═════ SUPPLIED RECORDS ═════

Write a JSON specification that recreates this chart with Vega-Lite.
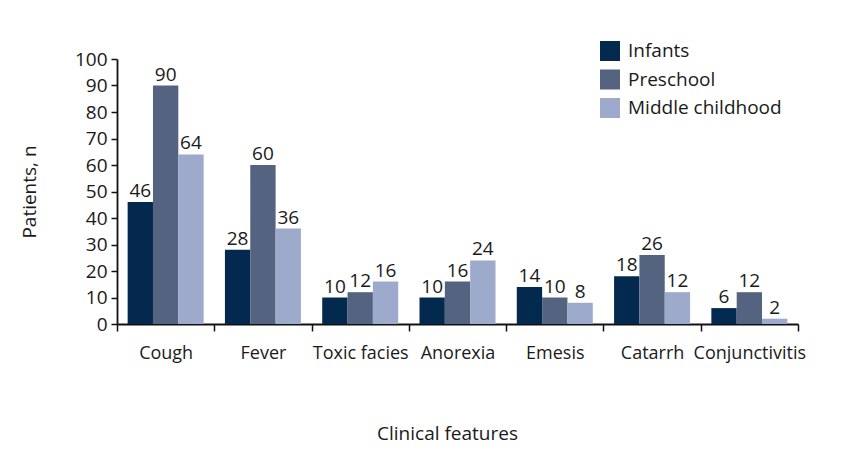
{
  "$schema": "https://vega.github.io/schema/vega-lite/v6.json",
  "width": 681,
  "height": 265,
  "autosize": {"type": "none"},
  "padding": {"left": 117, "top": 59, "right": 55, "bottom": 127},
  "background": "white",
  "config": {
    "font": "Open Sans",
    "view": {"stroke": null},
    "axis": {"labelColor": "#1a1a1a", "titleColor": "#1a1a1a", "titleFontWeight": "normal", "domainColor": "#111", "tickColor": "#111", "domainWidth": 1.8, "tickWidth": 1.5}
  },
  "data": {
    "values": [
      {"feature": "Cough", "group": "Infants", "n": 46},
      {"feature": "Cough", "group": "Preschool", "n": 90},
      {"feature": "Cough", "group": "Middle childhood", "n": 64},
      {"feature": "Fever", "group": "Infants", "n": 28},
      {"feature": "Fever", "group": "Preschool", "n": 60},
      {"feature": "Fever", "group": "Middle childhood", "n": 36},
      {"feature": "Toxic facies", "group": "Infants", "n": 10},
      {"feature": "Toxic facies", "group": "Preschool", "n": 12},
      {"feature": "Toxic facies", "group": "Middle childhood", "n": 16},
      {"feature": "Anorexia", "group": "Infants", "n": 10},
      {"feature": "Anorexia", "group": "Preschool", "n": 16},
      {"feature": "Anorexia", "group": "Middle childhood", "n": 24},
      {"feature": "Emesis", "group": "Infants", "n": 14},
      {"feature": "Emesis", "group": "Preschool", "n": 10},
      {"feature": "Emesis", "group": "Middle childhood", "n": 8},
      {"feature": "Catarrh", "group": "Infants", "n": 18},
      {"feature": "Catarrh", "group": "Preschool", "n": 26},
      {"feature": "Catarrh", "group": "Middle childhood", "n": 12},
      {"feature": "Conjunctivitis", "group": "Infants", "n": 6},
      {"feature": "Conjunctivitis", "group": "Preschool", "n": 12},
      {"feature": "Conjunctivitis", "group": "Middle childhood", "n": 2}
    ]
  },
  "encoding": {
    "x": {
      "field": "feature", "type": "nominal", "sort": null,
      "scale": {"paddingInner": 0, "paddingOuter": 0},
      "axis": {"title": "Clinical features", "labelAngle": 0, "tickBand": "extent", "tickSize": 7, "labelPadding": 13, "labelFontSize": 18, "titleFontSize": 19, "titlePadding": 62, "titleX": 330}
    },
    "xOffset": {
      "field": "group", "type": "nominal", "sort": ["Infants", "Preschool", "Middle childhood"],
      "scale": {"paddingInner": 0, "paddingOuter": 0.42}
    },
    "y": {
      "field": "n", "type": "quantitative",
      "scale": {"domain": [0, 100], "nice": false},
      "axis": {"title": "Patients, n", "values": [0,10,20,30,40,50,60,70,80,90,100], "grid": false, "tickSize": 6, "labelPadding": 4, "labelFontSize": 19, "titleFontSize": 19, "titlePadding": 35}
    }
  },
  "layer": [
    {
      "mark": {"type": "bar"},
      "encoding": {
        "color": {
          "field": "group", "type": "nominal", "sort": ["Infants", "Preschool", "Middle childhood"],
          "scale": {"domain": ["Infants", "Preschool", "Middle childhood"], "range": ["#04294f", "#546380", "#9eaacc"]},
          "legend": {"title": null, "orient": "none", "legendX": 483, "legendY": -18, "symbolType": "square", "symbolSize": 400, "symbolStrokeWidth": 0, "labelFontSize": 19, "labelOffset": 8, "rowPadding": 8.5, "padding": 0, "labelColor": "#1a1a1a"}
        }
      }
    },
    {
      "mark": {"type": "text", "baseline": "bottom", "dy": -1, "fontSize": 19, "color": "#1a1a1a"},
      "encoding": {"text": {"field": "n", "type": "quantitative"}}
    }
  ]
}
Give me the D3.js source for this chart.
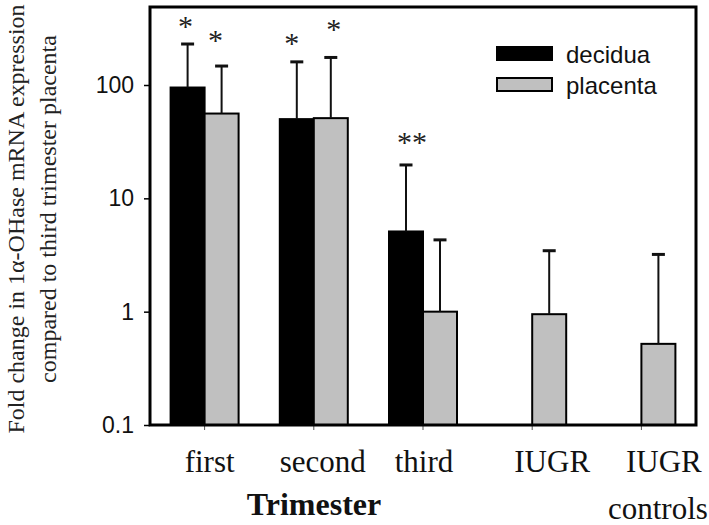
<!DOCTYPE html>
<html><head><meta charset="utf-8">
<script src="https://cdn.jsdelivr.net/npm/d3@7"></script>
<style>
html,body{margin:0;padding:0;background:#fff;}
svg{display:block;}
</style>
</head><body>
<svg id="chart" width="709" height="525"></svg>
<script>
// ---- data ----
const categories = ["first", "second", "third", "IUGR", "IUGR controls"];
const series = ["decidua", "placenta"];
const deciduaValues = [95, 50, 5.1, null, null];
const deciduaErrTop = [230, 160, 19.7, null, null];
const placentaValues = [56, 51, 1.0, 0.95, 0.52];
const placentaErrTop = [147, 175, 4.3, 3.45, 3.2];
const deciduaSig = ["*", "*", "**", "", ""];
const placentaSig = ["*", "*", "", "", ""];
const yTicks = [0.1, 1, 10, 100];
const yTickLabels = ["0.1", "1", "10", "100"];
const xAxisTitle = "Trimester";
const yTitleLines = ["Fold change in 1\u03b1-OHase mRNA expression", "compared to third trimester placenta"];

(function () {
const svg = d3.select("#chart");
const pLeft = 150, pRight = 696, pTop = 7, pBottom = 425;
const serif = "'Liberation Serif','Times New Roman',serif";
const sans = "'Liberation Sans',Arial,sans-serif";

const x = d3.scaleBand().domain(categories).range([pLeft, pRight]).padding(0);
const xs = d3.scaleBand().domain(series).range([-34, 34]).padding(0);
const y = d3.scaleLog().domain([0.1, Math.pow(10, 2 + 78 / 113.33)]).range([pBottom, pTop]);

const fills = { decidua: "#000", placenta: "#c0c0c0" };

const rows = [];
categories.forEach((c, i) => {
  rows.push({ cat: c, s: "decidua", v: deciduaValues[i], e: deciduaErrTop[i], sig: deciduaSig[i] });
  rows.push({ cat: c, s: "placenta", v: placentaValues[i], e: placentaErrTop[i], sig: placentaSig[i] });
});
const present = rows.filter(d => d.v != null);
const bx = d => x(d.cat) + x.bandwidth() / 2 + xs(d.s);
const mx = d => bx(d) + xs.bandwidth() / 2;

// bars
svg.append("g").selectAll("rect").data(present).join("rect")
  .attr("x", d => bx(d))
  .attr("width", xs.bandwidth())
  .attr("y", d => y(d.v))
  .attr("height", d => pBottom - y(d.v))
  .attr("fill", d => fills[d.s])
  .attr("stroke", "#000").attr("stroke-width", 2);

// error bars
const eg = svg.append("g").attr("stroke", "#111");
eg.selectAll("line.v").data(present).join("line").attr("class", "v")
  .attr("x1", mx).attr("x2", mx)
  .attr("y1", d => y(d.v)).attr("y2", d => y(d.e)).attr("stroke-width", 2);
eg.selectAll("line.c").data(present).join("line").attr("class", "c")
  .attr("x1", d => mx(d) - 6.5).attr("x2", d => mx(d) + 6.5)
  .attr("y1", d => y(d.e)).attr("y2", d => y(d.e)).attr("stroke-width", 3);

// significance asterisks
const sigNudge = { "first|decidua": [-2, 22], "first|placenta": [-6, 30], "second|decidua": [-5, 23], "second|placenta": [3, 32], "third|decidua": [6, 27] };
svg.append("g").selectAll("text").data(present.filter(d => d.sig)).join("text")
  .attr("x", d => mx(d) + (sigNudge[d.cat + "|" + d.s] || [0, 25])[0])
  .attr("y", d => y(d.e) - (sigNudge[d.cat + "|" + d.s] || [0, 25])[1] + 14)
  .attr("text-anchor", "middle")
  .attr("font-family", serif)
  .attr("font-size", 30).attr("fill", "#222")
  .text(d => d.sig);

// y axis
const yAxis = d3.axisLeft(y).tickValues(yTicks).tickFormat((d, i) => yTickLabels[i]).tickSize(6).tickPadding(10);
const ya = svg.append("g").attr("transform", `translate(${pLeft},0)`).call(yAxis);
ya.select(".domain").remove();
ya.selectAll("line").attr("stroke", "#000").attr("stroke-width", 1.5);
ya.selectAll("text").attr("font-family", sans).attr("font-size", 23).attr("fill", "#111");

// x axis ticks
const xAxis = d3.axisBottom(x).tickSize(5).tickFormat("");
const xa = svg.append("g").attr("transform", `translate(0,${pBottom})`).call(xAxis);
xa.select(".domain").remove();
xa.selectAll("line").attr("stroke", "#555").attr("stroke-width", 1);

// x labels (per-line horizontal nudge from tick)
const labelNudge = { "first": [5], "second": [9], "third": [1], "IUGR": [20], "IUGR controls": [22.5, 16.5] };
const xl = svg.append("g").selectAll("text").data(categories).join("text")
  .attr("y", 472)
  .attr("text-anchor", "middle")
  .attr("font-family", serif)
  .attr("font-size", 31).attr("fill", "#111");
xl.each(function (d) {
  const parts = d.split(" ");
  const t = d3.select(this);
  parts.forEach((p, i) => {
    t.append("tspan").attr("x", x(d) + x.bandwidth() / 2 + labelNudge[d][i]).attr("dy", i === 0 ? 0 : 47).text(p);
  });
});

// frame
svg.append("rect").attr("x", pLeft).attr("y", pTop).attr("width", pRight - pLeft).attr("height", pBottom - pTop)
  .attr("fill", "none").attr("stroke", "#000").attr("stroke-width", 3);

// x title
svg.append("text").attr("x", 314).attr("y", 515).attr("text-anchor", "middle")
  .attr("font-family", serif)
  .attr("font-weight", "bold").attr("font-size", 32).attr("fill", "#111").text(xAxisTitle);

// y title
const yTitleX = [24, 56], yTitleCY = [219, 209];
yTitleLines.forEach((t, i) => {
  svg.append("text")
    .attr("transform", `translate(${yTitleX[i]},${yTitleCY[i]}) rotate(-90)`)
    .attr("text-anchor", "middle")
    .attr("font-family", serif)
    .attr("font-size", 24).attr("fill", "#222").text(t);
});

// legend
const lg = svg.append("g");
series.forEach((s, i) => {
  const yy = [47, 78][i];
  lg.append("rect").attr("x", 497).attr("y", yy).attr("width", 55).attr("height", 13)
    .attr("fill", fills[s]).attr("stroke", "#000").attr("stroke-width", 2);
  lg.append("text").attr("x", 566).attr("y", yy + 16).attr("font-family", sans)
    .attr("font-size", 24).attr("fill", "#111").text(s);
});
})();
</script>
</body></html>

═════

» EXERCISE TASK
In the records above, how many lines include the string "this"? Answer with only the number.

» EXERCISE RESULT
3